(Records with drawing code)
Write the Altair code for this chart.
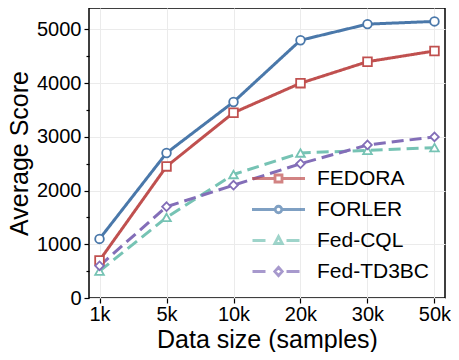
import altair as alt
import pandas as pd

# ---- data ----
sizes = ["1k", "5k", "10k", "20k", "30k", "50k"]
series = ["FEDORA", "FORLER", "Fed-CQL", "Fed-TD3BC"]
fedora = [700, 2450, 3450, 4000, 4400, 4600]
forler = [1100, 2700, 3650, 4800, 5100, 5150]
fed_cql = [500, 1500, 2300, 2700, 2750, 2800]
fed_td3bc = [600, 1700, 2100, 2500, 2850, 3000]

colors = ["#C0504F", "#4A78AA", "#76C3B4", "#836EB8"]
dashes = [[1, 0], [1, 0], [12, 6], [12, 6]]
shapes = ["square", "circle", "triangle-up", "diamond"]

# legend glyphs: line + marker (custom SVG paths, scaled by sqrt(size)/2)
solid = "M-5.3,0H-0.8M0.8,0H5.3"
dashed = "M-5.2,0H-2.6M1.6,0H4.2"
legend_paths = [
    solid + "M-0.7,-0.7H0.7V0.7H-0.7Z",
    solid + "M0.65,0A0.65,0.65 0 1,1 -0.65,0A0.65,0.65 0 1,1 0.65,0Z",
    dashed + "M0,-0.8L0.75,0.6L-0.75,0.6Z",
    dashed + "M0,-0.85L0.75,0L0,0.85L-0.75,0Z",
]

rows = []
for name, vals in zip(series, [fedora, forler, fed_cql, fed_td3bc]):
    for s, v in zip(sizes, vals):
        rows.append({"series": name, "size": s, "score": v})
df = pd.DataFrame(rows)

FONT = "Liberation Sans, Arial, sans-serif"

x_enc = alt.X(
    "size:N",
    sort=sizes,
    scale=alt.Scale(type="point", domain=sizes, padding=0.157),
    axis=alt.Axis(
        title="Data size (samples)",
        labelAngle=0,
        tickSize=5,
        labelPadding=1,
        titlePadding=3,
        grid=True,
    ),
)
y_enc = alt.Y(
    "score:Q",
    scale=alt.Scale(domain=[0, 5400], nice=False),
    axis=alt.Axis(
        title="Average Score",
        values=list(range(0, 5001, 500)),
        labelExpr="datum.value % 1000 === 0 ? datum.label : ''",
        tickSize={"condition": {"test": "datum.value % 1000 === 0", "value": 5}, "value": 3},
        gridOpacity={"condition": {"test": "datum.value % 1000 === 0", "value": 1}, "value": 0},
        labelPadding=3,
        titlePadding=4,
        format="d",
    ),
)

base = alt.Chart(df)

lines = base.mark_line(strokeWidth=3).encode(
    x=x_enc,
    y=y_enc,
    color=alt.Color("series:N", scale=alt.Scale(domain=series, range=colors), legend=None),
    strokeDash=alt.StrokeDash("series:N", scale=alt.Scale(domain=series, range=dashes), legend=None),
    detail="series:N",
)

points = base.mark_point(filled=True, fill="white", fillOpacity=1, size=75, strokeWidth=1.8, opacity=1).encode(
    x=x_enc,
    y=y_enc,
    stroke=alt.Stroke("series:N", scale=alt.Scale(domain=series, range=colors), legend=None),
    shape=alt.Shape("series:N", scale=alt.Scale(domain=series, range=shapes), legend=None),
)

legend_layer = base.transform_filter("false").mark_point(
    filled=True, fill="white", size=100, strokeWidth=2.8
).encode(
    x=x_enc,
    y=y_enc,
    stroke=alt.Stroke(
        "series:N",
        scale=alt.Scale(domain=series, range=colors),
        legend=alt.Legend(title=None),
    ),
    shape=alt.Shape(
        "series:N",
        scale=alt.Scale(domain=series, range=legend_paths),
        legend=alt.Legend(title=None),
    ),
)

chart = (
    alt.layer(lines, points, legend_layer)
    .resolve_scale(stroke="independent", shape="independent")
    .properties(
        width=356,
        height=290,
        autosize=alt.AutoSizeParams(type="none"),
        padding={"left": 81, "top": 0, "right": 6, "bottom": 54},
    )
    .configure(font=FONT)
    .configure_view(stroke="black", strokeWidth=1.5)
    .configure_axis(
        labelFont=FONT,
        titleFont=FONT,
        labelFontSize=20,
        titleFontSize=25,
        labelColor="black",
        titleColor="black",
        titleFontWeight="normal",
        tickColor="black",
        tickWidth=1.2,
        domain=False,
        gridColor="#ebebeb",
        gridWidth=1,
    )
    .configure_legend(
        orient="none",
        legendX=179,
        legendY=160,
        padding=0,
        labelFont=FONT,
        labelFontSize=21,
        labelColor="black",
        labelOffset=28,
        rowPadding=9,
        symbolFillColor="white",
        symbolStrokeWidth=2.8,
        symbolSize=100,
    )
)

chart.save("out.html", embed_options={"renderer": "svg", "actions": False})
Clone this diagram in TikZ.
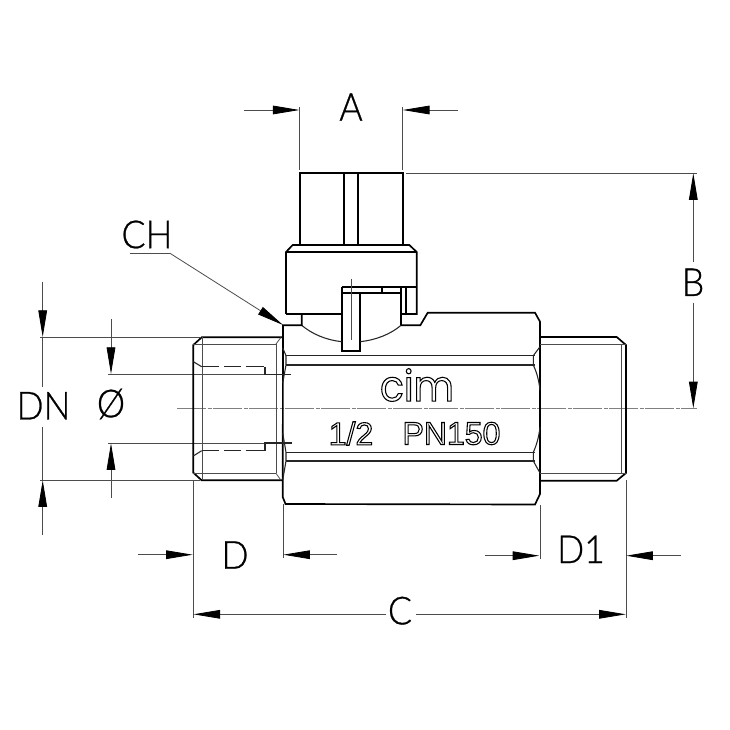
\documentclass[tikz,border=0pt]{standalone}
\usepackage{fontspec}
\usepackage{tikz}
\usetikzlibrary{arrows.meta}
\setmainfont{Liberation Sans}
\newfontfamily\dimfont[FakeStretch=0.92]{Lato Light}
\newfontfamily\logofont[FakeStretch=0.92]{Poppins}
\newcommand{\outlined}[1]{\special{pdf:code 1 Tr 0.8 w}#1\special{pdf:code 0 Tr}}
\newcommand{\firmed}[1]{\special{pdf:code 2 Tr 0.2 w}#1\special{pdf:code 0 Tr}}
\tikzset{
  px/.style={x=0.75pt,y=-0.75pt},
  heavy/.style={draw=black,line width=1.25pt,line join=miter},
  medium/.style={draw=black!85,line width=0.8pt},
  fine/.style={draw=black!70,line width=0.55pt},
  axisline/.style={draw=black!50,line width=0.6pt,dash pattern=on 22pt off 1pt on 3pt off 1pt},
  dimline/.style={draw=black!70,line width=0.6pt},
  tipped/.style={dimline,-{Triangle[length=20pt,width=6.5pt,black]}},
  dimlabel/.style={font=\dimfont\fontsize{29}{30}\selectfont,inner sep=0pt,text=black},
  marklabel/.style={font=\fontsize{24}{26}\selectfont,inner sep=0pt}
}
\begin{document}
\begin{tikzpicture}[px]
  \useasboundingbox (0,0) rectangle (730,730);
  \fill[white] (0,0) rectangle (730,730);
  % centre line and extension lines
  \draw[axisline] (177,408.5) -- (697,408.5);
  \draw[dimline] (299.7,107) -- (299.7,170);
  \draw[dimline] (402.7,107) -- (402.7,170);
  \draw[dimline] (405.7,173.3) -- (697,173.3);
  \draw[dimline] (40,337) -- (200,337);
  \draw[dimline] (40,480.3) -- (200,480.3);
  \draw[dimline] (108,374.3) -- (291,374.3);
  \draw[dimline] (108,443) -- (292,443);
  \draw[dimline] (193.3,480) -- (193.3,618);
  \draw[dimline] (283,504) -- (283,558);
  \draw[dimline] (540,505) -- (540,559);
  \draw[dimline] (626,480) -- (626,618);
  % handle
  \draw[heavy] (299.7,245) -- (299.7,173.3) -- (402.7,173.3) -- (402.7,245);
  \draw[heavy] (344.3,173.3) -- (344.3,245);
  \draw[heavy] (358.3,173.3) -- (358.3,245);
  \draw[heavy] (286,314) -- (286,252) -- (292.7,245) -- (409.3,245) -- (416.7,252) -- (416.7,314) -- (401,314);
  \draw[heavy] (286,252) -- (416.7,252);
  \draw[heavy] (286,314) -- (341.7,314);
  \draw[heavy] (341.7,286.7) -- (416.7,286.7);
  \draw[heavy] (341.7,292.7) -- (401,292.7);
  \draw[heavy] (381.7,286.7) -- (381.7,292.7);
  \draw[heavy] (401,286.7) -- (401,325.3);
  \draw[heavy] (405.7,286.7) -- (405.7,314);
  \draw[heavy] (341.7,286.7) -- (341.7,350.7) -- (360.3,350.7) -- (360.3,292.7);
  \draw[fine] (351,279) -- (351,340);
  \draw[medium] (301.7,325.3) .. controls (312,334) and (326,340) .. (341.7,341.7);
  \draw[medium] (360.3,341.7) .. controls (376,340) and (391,334) .. (401,325.3);
  % body
  \draw[heavy] (301.7,314) -- (301.7,325.3) -- (283,325.3) -- (282.7,497) -- (285.5,504) -- (535,504.5) -- (540,494) -- (540,321.7) -- (535,312.7) -- (427.7,312.7) -- (420.3,325.3) -- (401,325.3);
  \draw[medium] (286,355.7) -- (535,355.7);
  \draw[medium] (286,365) -- (535,365);
  \draw[medium] (286,452.3) -- (535,452.3);
  \draw[medium] (286,461) -- (535,461);
  \draw[medium] (540,346.7) -- (533.3,355.7) -- (533.3,365) .. controls (537,373) and (539,381) .. (540,390);
  \draw[medium] (540,427) .. controls (539,436) and (537,444) .. (533.3,452.3) -- (533.3,461) -- (540,473);
  \draw[medium] (282.7,348) -- (286,355.7) -- (286,365) -- (282.7,383);
  \draw[medium] (282.7,433) -- (286,452.3) -- (286,461) -- (282.7,480);
  % right end
  \draw[heavy] (540,337) -- (616.7,337) -- (626,345) -- (626,473) -- (616.7,480.7) -- (540,480.7);
  \draw[fine] (540,344.3) -- (626,344.3);
  \draw[fine] (540,473.3) -- (626,473.3);
  \draw[fine] (621,344.3) -- (621,473.3);
  % left end
  \draw[heavy] (282.7,337.3) -- (201.7,337.3) -- (193.3,345) -- (193.3,472.7) -- (201.7,480.3) -- (282.7,480.3);
  \draw[fine] (193.3,344) -- (276,344);
  \draw[fine] (193.3,473.3) -- (276,473.3);
  \draw[fine] (202.3,337.3) -- (202.3,480.3);
  \draw[fine] (276,344) -- (276,473.3);
  \draw[fine] (281,337.3) -- (276,344);
  \draw[fine] (281,480.3) -- (276,473.3);
  \draw[medium] (193.3,361.7) -- (201.7,366.7);
  \draw[medium] (193.3,456) -- (201.7,450.7);
  \draw[medium,dash pattern=on 13pt off 3.75pt] (201.7,366.7) -- (265,366.7);
  \draw[medium,dash pattern=on 13pt off 3.75pt] (201.7,450.7) -- (265,450.7);
  \draw[medium] (265,366.7) -- (265,374.3) -- (291,374.3);
  \draw[medium] (265,450.7) -- (265,443) -- (292,443);
  % dimension arrows
  \draw[tipped] (244,110) -- (299.5,110);
  \draw[tipped] (458,110) -- (402.9,110);
  \draw[tipped] (693.3,261.7) -- (693.3,173.3);
  \draw[tipped] (693.3,302.7) -- (693.3,408.3);
  \draw[tipped] (42.7,281.7) -- (42.7,337);
  \draw[dimline] (42.7,337) -- (42.7,387);
  \draw[dimline] (42.7,426.7) -- (42.7,480);
  \draw[tipped] (42.7,535) -- (42.7,480.3);
  \draw[tipped] (111,319) -- (111,374);
  \draw[tipped] (111,497.7) -- (111,443.3);
  \draw[tipped] (138,554.7) -- (192.7,554.7);
  \draw[tipped] (337,554.7) -- (283.3,554.7);
  \draw[tipped] (485,555.7) -- (539.3,555.7);
  \draw[tipped] (681,555.7) -- (626.2,555.7);
  \draw[tipped] (386,614.3) -- (193.5,614.3);
  \draw[tipped] (416,614.3) -- (625.8,614.3);
  \draw[dimline] (130,253.3) -- (170,253.3);
  \draw[tipped] (170,253.3) -- (283,325);
  % labels
  \node[dimlabel] (lblA) at (351,107) {\firmed{A}};
  \node[dimlabel] (lblB) at (693,282.3) {\firmed{B}};
  \node[dimlabel] (lblC) at (400,610.7) {\firmed{C}};
  \node[dimlabel] (lblCH) at (147,234.5) {\firmed{CH}};
  \node[dimlabel] (lblD) at (235,555) {\firmed{D}};
  \node[dimlabel] (lblDone) at (581,549.3) {\firmed{D1}};
  \node[dimlabel] (lblDN) at (43.5,405.8) {\firmed{DN}};
  \node[dimlabel] (lblO) at (111,404) {\firmed{Ø}};
  \node[marklabel,font=\logofont\fontsize{32}{34}\selectfont] (logo) at (417,385) {\outlined{cim}};
  \node[marklabel] (sizetxt) at (351,433.5) {\outlined{1/2}};
  \node[marklabel] (presstxt) at (451.5,433.5) {\outlined{PN150}};
\end{tikzpicture}
\end{document}
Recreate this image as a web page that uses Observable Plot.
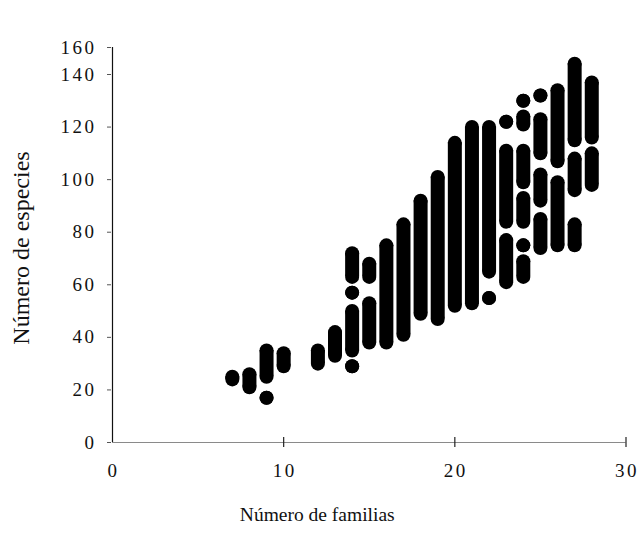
<!DOCTYPE html>
<html>
<head>
<meta charset="utf-8">
<script src="https://cdn.jsdelivr.net/npm/d3@7"></script>
<script src="https://cdn.jsdelivr.net/npm/@observablehq/plot@0.6"></script>
<style>
  html, body { margin: 0; padding: 0; background: #fff; }
  .tick-label text { letter-spacing: 2.5px; }
</style>
</head>
<body>
<div id="chart"></div>
<script>
// Each entry is one uninterrupted run of observations for a given number of
// families: the species count runs from especiesMin to especiesMax.
const familias = [
  7, 8, 9, 9, 10, 12, 13,
  14, 14, 14, 14,
  15, 15,
  16, 17, 18, 19, 20, 21,
  22, 22,
  23, 23, 23,
  24, 24, 24, 24, 24, 24,
  25, 25, 25, 25,
  26, 26,
  27, 27, 27,
  28, 28
];
const especiesMin = [
  24, 21, 25, 17, 29, 30, 33,
  63, 57, 35, 29,
  63, 38,
  38, 41, 49, 47, 52, 53,
  65, 55,
  122, 84, 61,
  130, 121, 99, 84, 75, 63,
  132, 110, 92, 74,
  107, 75,
  115, 96, 75,
  116, 98
];
const especiesMax = [
  25, 26, 35, 17, 34, 35, 42,
  72, 57, 50, 29,
  68, 53,
  75, 83, 92, 101, 114, 120,
  120, 55,
  122, 111, 77,
  130, 124, 111, 93, 75, 69,
  132, 123, 102, 85,
  134, 99,
  148, 108, 83,
  137, 110
];

const xTicks = [0, 10, 20, 30];
const yTicks = [0, 20, 40, 60, 80, 100, 120, 140, 160];

const rangos = familias.map((f, i) => ({
  familias: f,
  min: especiesMin[i],
  max: especiesMax[i]
}));

const serif = "'Liberation Serif', 'DejaVu Serif', serif";

const chart = Plot.plot({
  width: 639,
  height: 540,
  marginLeft: 112,
  marginRight: 13.5,
  marginTop: 45,
  marginBottom: 98,
  style: { fontFamily: serif, fontSize: "16px", color: "#111", background: "#fff" },
  x: { type: "linear", domain: [0, 30] },
  // the printed axis squeezes its last interval (140–160)
  y: { type: "linear", domain: [0, 140, 160], range: [442, 74, 47] },
  marks: [
    // axis lines
    Plot.ruleY([0], { stroke: "#8a8a8a", strokeWidth: 1.2 }),
    Plot.ruleX([0], { y1: 0, y2: 160, stroke: "#111", strokeWidth: 1.2 }),
    // crossing tick marks on the x axis
    Plot.ruleX(xTicks.slice(1), { x: d => d, y1: 0, y2: 0, insetTop: -5, insetBottom: -5, stroke: "#222", strokeWidth: 1.2 }),
    Plot.axisX({
      ticks: xTicks, tickSize: 0, tickPadding: 21, label: null,
      fill: "#111", fontSize: 19, className: "tick-label", dx: 1
    }),
    Plot.axisY({
      ticks: yTicks, tickSize: 4, tickPadding: 11, label: null,
      fill: "#111", stroke: "#555", fontSize: 19, className: "tick-label", dx: -1
    }),
    // observation runs: a thick bar for the body, round dots at both ends
    Plot.ruleX(rangos, { x: "familias", y1: "min", y2: "max", stroke: "#000", strokeWidth: 14 }),
    Plot.dot(rangos, { x: "familias", y: "min", r: 7, fill: "#000" }),
    Plot.dot(rangos, { x: "familias", y: "max", r: 7, fill: "#000" }),
    // axis titles
    Plot.text(["Número de especies"], {
      frameAnchor: "left", textAnchor: "middle", rotate: -90, dx: -91, dy: 4,
      fontSize: 24, fill: "#111", fontFamily: serif
    }),
    Plot.text(["Número de familias"], {
      frameAnchor: "bottom", textAnchor: "middle", dx: -52, dy: 78,
      fontSize: 19.5, fill: "#111", fontFamily: serif
    })
  ]
});

document.getElementById("chart").appendChild(chart);
</script>
</body>
</html>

WHAT YOU HAVE TO DO: Please repeat exactly the data above from its first line to the line that contains "import pandas as pd", inclusive, and leave every picture out.

WORKED SOLUTION:
Write the Altair code for this chart.
import altair as alt
import pandas as pd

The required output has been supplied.